A little further digging into the 3 capture devices that were recommend via their guide. I initially decided to choose the Elgato HD60S since I still have a 1080p Display and both my current consoles don’t natively output to 4K (Nintendo Switch & PS4 Pro) so for the moment the Elgato HD60S would be more than enough.
Priced currently at a $159.99 it is not what I would consider a cheap investment, therefore its better to double check your hardware specs and compatibility before you pull the trigger.
But as fate would have it, there was a little twist in my choice due to the whole limited shortage of computer components, I could not find the Elgato HD60S anywhere where I live.
The only available option was HD60 S+ the 4K and HDR capture model. It currently retails at 199.99$ and as I intend to buy the next-gen consoles once they eventually become available so spending the extra 40$ on the upgraded model made sense.
The only question was that if my modest laptop could run the Elgato capture software.
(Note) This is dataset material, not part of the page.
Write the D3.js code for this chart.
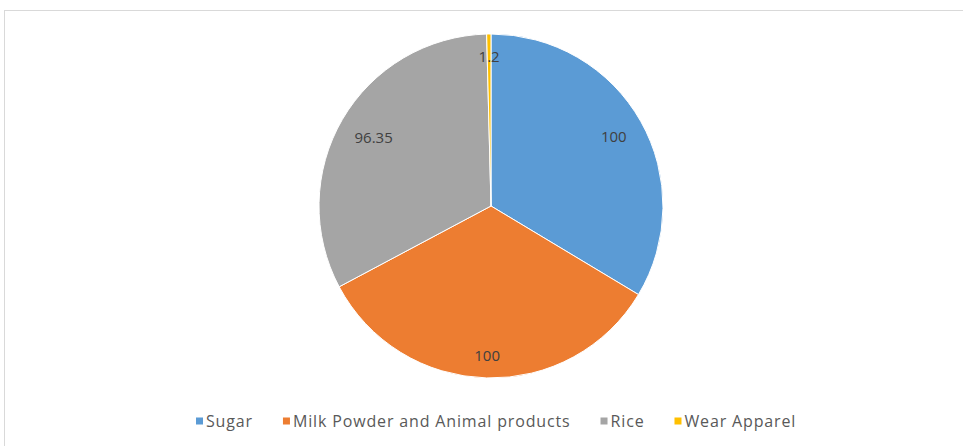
<!DOCTYPE html>
<html>
<head>
<meta charset="utf-8">
<script src="https://cdn.jsdelivr.net/npm/d3@7"></script>
<style>
  body { margin: 0; background: #fff; }
  text { font-family: "Open Sans", "DejaVu Sans", sans-serif; }
</style>
</head>
<body>
<div id="chart"></div>
<script>
// data
const categories = ["Sugar", "Milk Powder and Animal products", "Rice", "Wear Apparel"];
const values = [100, 100, 96.35, 1.2];
const labels = ["100", "100", "96.35", "1.2"];
const colors = ["#5B9BD5", "#ED7D31", "#A5A5A5", "#FFC000"];

const width = 963, height = 446;
const cx = 491, cy = 206, radius = 172;
// where each data label sits, as fraction of the radius (excel "best fit")
const labelPos = [0.82, 0.87, 0.79, 0.87];

const svg = d3.select("#chart")
  .append("svg")
  .attr("width", width)
  .attr("height", height);

// chart frame (cut off at right and bottom)
svg.append("rect")
  .attr("x", 4.5)
  .attr("y", 10.5)
  .attr("width", width + 10)
  .attr("height", height + 10)
  .attr("fill", "#fff")
  .attr("stroke", "#d9d9d9")
  .attr("stroke-width", 1);

const color = d3.scaleOrdinal().domain(categories).range(colors);

const pie = d3.pie().sort(null).value(d => d.value);
const data = categories.map((c, i) => ({ name: c, value: values[i], label: labels[i] }));
const arcs = pie(data);

const arcGen = d3.arc().innerRadius(0).outerRadius(radius);

const g = svg.append("g").attr("transform", `translate(${cx},${cy})`);

g.selectAll("path.slice")
  .data(arcs)
  .enter()
  .append("path")
  .attr("class", "slice")
  .attr("d", arcGen)
  .attr("fill", d => color(d.data.name))
  .attr("stroke", "#fff")
  .attr("stroke-width", 1);

g.selectAll("text.lbl")
  .data(arcs)
  .enter()
  .append("text")
  .attr("class", "lbl")
  .attr("transform", (d, i) => {
    const r = radius * labelPos[i];
    const a = d3.arc().innerRadius(r).outerRadius(r);
    return "translate(" + a.centroid(d) + ")";
  })
  .attr("text-anchor", "middle")
  .attr("dy", "0.35em")
  .attr("fill", "#404040")
  .style("font-size", "15px")
  .text(d => d.data.label);

// legend
const legend = svg.append("g").attr("class", "legend");
const legendY = 421;
let lx = 196;
categories.forEach((c, i) => {
  const item = legend.append("g").attr("transform", `translate(${lx},${legendY})`);
  item.append("rect")
    .attr("x", 0).attr("y", -3.5)
    .attr("width", 7).attr("height", 7)
    .attr("fill", color(c));
  const t = item.append("text")
    .attr("x", 10).attr("y", 0)
    .attr("dy", "0.35em")
    .attr("fill", "#595959")
    .style("font-size", "16px")
    .style("letter-spacing", "0.85px")
    .text(c);
  lx += 10 + t.node().getComputedTextLength() + 30;
});
</script>
</body>
</html>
Based on the above listed minimum system requirements my main concern was the graphic card requirement as my current laptop isn’t what you would call a gaming beast. It’s more a casual web browsing and office productivity work from home type of laptop.
*Intel(R) Core(TM) i7-1065G7
*8.00 GB RAM
*NVIDIA GeFORCE MX230
*Windows 10 Home
Is Elgato HD60 S+ really Plug and Play?
Well, the short answer is Yes but not without some setup that can be done ahead of time if you have done your research. Personally, it would be better to have already downloaded and installed the Elgato 4k capture utility and driver update before using the capture device.
You could also alternatively use OBS Studio for your gameplay capture needs, in the end both softwares work fine. It just depends on what type of setup you are going after.
The device is pretty small and shaped like a smooth black pebble having connectivity ports on either side of the device.
The setup is extremely simple, as shown in the inner box as well.
- HDMI IN: The input device you want to capture
- HDMI OUT: The external display or monitor that will display what is plugged in the HDMI IN port
- USB-C Port: Is used to connect the capture device to the laptop or desktop via the USB-C to USB-A cable provided in the block.
- Capture Software: Once everything has been connected, open the Capture software of your choice and switch on console you wish to record the gameplay off. Check your capture settings and hit record.
It is that simple.
There is a small learning curve involved to make sure you have chosen the right settings and that the audio is correct but after a few recording sessions I was able to lock down what exactly I needed.
Is Elgato HD60+ worth the price?
At $200 it is certainly not a cheap option but for the ease and simplicity that it provides it has definitely been worth the price.
Sure, right now I am not using the 4K 60 with HDR 10 but going by many online reviews and YouTube videos of various people reviewing the product have an overall mixed feelings for it.
Do I wish the product was cheaper? Off course but for what my current use-cases are i.e. recording at 1080 60, I am happy to report that it works without a single frame drop or hitch.
However, I would like to highlight one observation, is that the device does get warm to the touch after long capture sessions, but I guess that is understandable if you have been capturing a footage for over 4+ hours.
In all my experience with the Elgato capture device has been nearly flawless. This product is what I mainly use to capture my gameplay footage that can be seen in my Gaming Posts.